## What to produce
Go through the listing and set it down exactly, leaving out its pictures.

## Collected material
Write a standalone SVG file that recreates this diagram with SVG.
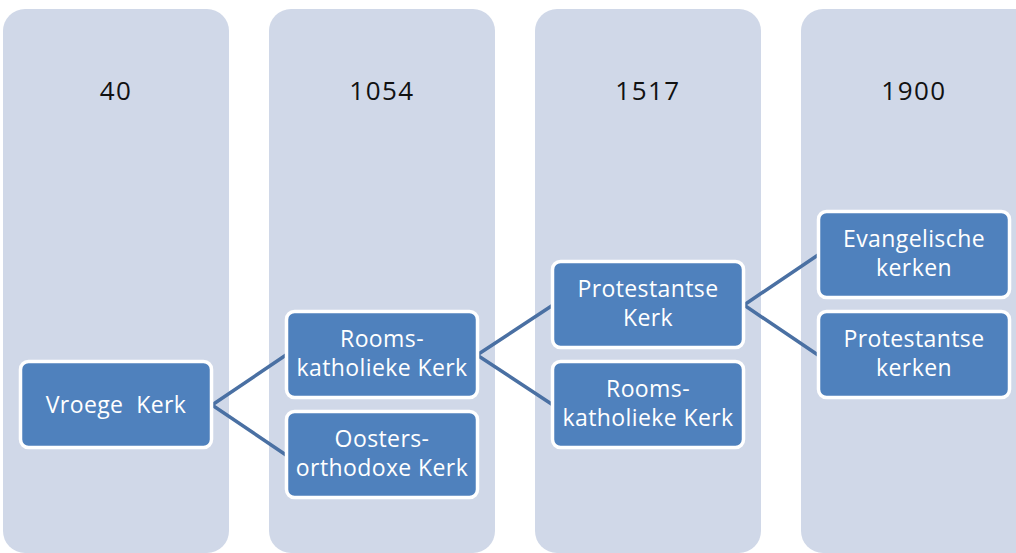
<svg xmlns="http://www.w3.org/2000/svg" width="1016" height="553" viewBox="0 0 1016 553">
<style>
.col{fill:#d0d8e8}
.yr{font-family:"Open Sans","Liberation Sans",sans-serif;font-size:26px;fill:#111111;text-anchor:middle;letter-spacing:1.5px}
.node rect{fill:#4f81bd;stroke:#ffffff;stroke-width:3.5}
.node text{font-family:"Open Sans","Liberation Sans",sans-serif;font-size:23px;fill:#ffffff;text-anchor:middle;letter-spacing:0.4px}
.conn{stroke:#4a70a3;stroke-width:3.5;fill:none}
</style>
<rect width="1016" height="553" fill="#ffffff"/>
<g id="columns">
<rect class="col" x="3" y="9" width="226" height="544" rx="22"/>
<rect class="col" x="269" y="9" width="226" height="544" rx="22"/>
<rect class="col" x="535" y="9" width="226" height="544" rx="22"/>
<rect class="col" x="801" y="9" width="240" height="544" rx="22"/>
<text class="yr" x="116" y="100">40</text>
<text class="yr" x="382" y="100">1054</text>
<text class="yr" x="648" y="100">1517</text>
<text class="yr" x="914" y="100">1900</text>
</g>
<g id="connectors">
<polyline class="conn" points="286,355 212,405 286,455"/>
<polyline class="conn" points="553,305 477,355 553,405"/>
<polyline class="conn" points="818,255 744,305 818,355"/>
</g>
<g id="n-vroege" class="node">
<rect x="20.5" y="361.5" width="191" height="86" rx="8"/>
<text x="116" y="413" xml:space="preserve">Vroege  Kerk</text>
</g>
<g id="n-rk1" class="node">
<rect x="286.5" y="311.5" width="191" height="86" rx="8"/>
<text x="382" y="347">Rooms-</text>
<text x="382" y="376">katholieke Kerk</text>
</g>
<g id="n-oo" class="node">
<rect x="286.5" y="411.5" width="191" height="86" rx="8"/>
<text x="382" y="447">Oosters-</text>
<text x="382" y="476">orthodoxe Kerk</text>
</g>
<g id="n-prot1" class="node">
<rect x="552.5" y="261.5" width="191" height="86" rx="8"/>
<text x="648" y="297">Protestantse</text>
<text x="648" y="326">Kerk</text>
</g>
<g id="n-rk2" class="node">
<rect x="552.5" y="361.5" width="191" height="86" rx="8"/>
<text x="648" y="397">Rooms-</text>
<text x="648" y="426">katholieke Kerk</text>
</g>
<g id="n-evang" class="node">
<rect x="818.5" y="211.5" width="191" height="86" rx="8"/>
<text x="914" y="247">Evangelische</text>
<text x="914" y="276">kerken</text>
</g>
<g id="n-prot2" class="node">
<rect x="818.5" y="311.5" width="191" height="86" rx="8"/>
<text x="914" y="347">Protestantse</text>
<text x="914" y="376">kerken</text>
</g>
</svg>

## Task response
Write a standalone SVG file that recreates this diagram with SVG.
<svg xmlns="http://www.w3.org/2000/svg" width="1016" height="553" viewBox="0 0 1016 553">
<style>
.col{fill:#d0d8e8}
.yr{font-family:"Open Sans","Liberation Sans",sans-serif;font-size:26px;fill:#111111;text-anchor:middle;letter-spacing:1.5px}
.node rect{fill:#4f81bd;stroke:#ffffff;stroke-width:3.5}
.node text{font-family:"Open Sans","Liberation Sans",sans-serif;font-size:23px;fill:#ffffff;text-anchor:middle;letter-spacing:0.4px}
.conn{stroke:#4a70a3;stroke-width:3.5;fill:none}
</style>
<rect width="1016" height="553" fill="#ffffff"/>
<g id="columns">
<rect class="col" x="3" y="9" width="226" height="544" rx="22"/>
<rect class="col" x="269" y="9" width="226" height="544" rx="22"/>
<rect class="col" x="535" y="9" width="226" height="544" rx="22"/>
<rect class="col" x="801" y="9" width="240" height="544" rx="22"/>
<text class="yr" x="116" y="100">40</text>
<text class="yr" x="382" y="100">1054</text>
<text class="yr" x="648" y="100">1517</text>
<text class="yr" x="914" y="100">1900</text>
</g>
<g id="connectors">
<polyline class="conn" points="286,355 212,405 286,455"/>
<polyline class="conn" points="553,305 477,355 553,405"/>
<polyline class="conn" points="818,255 744,305 818,355"/>
</g>
<g id="n-vroege" class="node">
<rect x="20.5" y="361.5" width="191" height="86" rx="8"/>
<text x="116" y="413" xml:space="preserve">Vroege  Kerk</text>
</g>
<g id="n-rk1" class="node">
<rect x="286.5" y="311.5" width="191" height="86" rx="8"/>
<text x="382" y="347">Rooms-</text>
<text x="382" y="376">katholieke Kerk</text>
</g>
<g id="n-oo" class="node">
<rect x="286.5" y="411.5" width="191" height="86" rx="8"/>
<text x="382" y="447">Oosters-</text>
<text x="382" y="476">orthodoxe Kerk</text>
</g>
<g id="n-prot1" class="node">
<rect x="552.5" y="261.5" width="191" height="86" rx="8"/>
<text x="648" y="297">Protestantse</text>
<text x="648" y="326">Kerk</text>
</g>
<g id="n-rk2" class="node">
<rect x="552.5" y="361.5" width="191" height="86" rx="8"/>
<text x="648" y="397">Rooms-</text>
<text x="648" y="426">katholieke Kerk</text>
</g>
<g id="n-evang" class="node">
<rect x="818.5" y="211.5" width="191" height="86" rx="8"/>
<text x="914" y="247">Evangelische</text>
<text x="914" y="276">kerken</text>
</g>
<g id="n-prot2" class="node">
<rect x="818.5" y="311.5" width="191" height="86" rx="8"/>
<text x="914" y="347">Protestantse</text>
<text x="914" y="376">kerken</text>
</g>
</svg>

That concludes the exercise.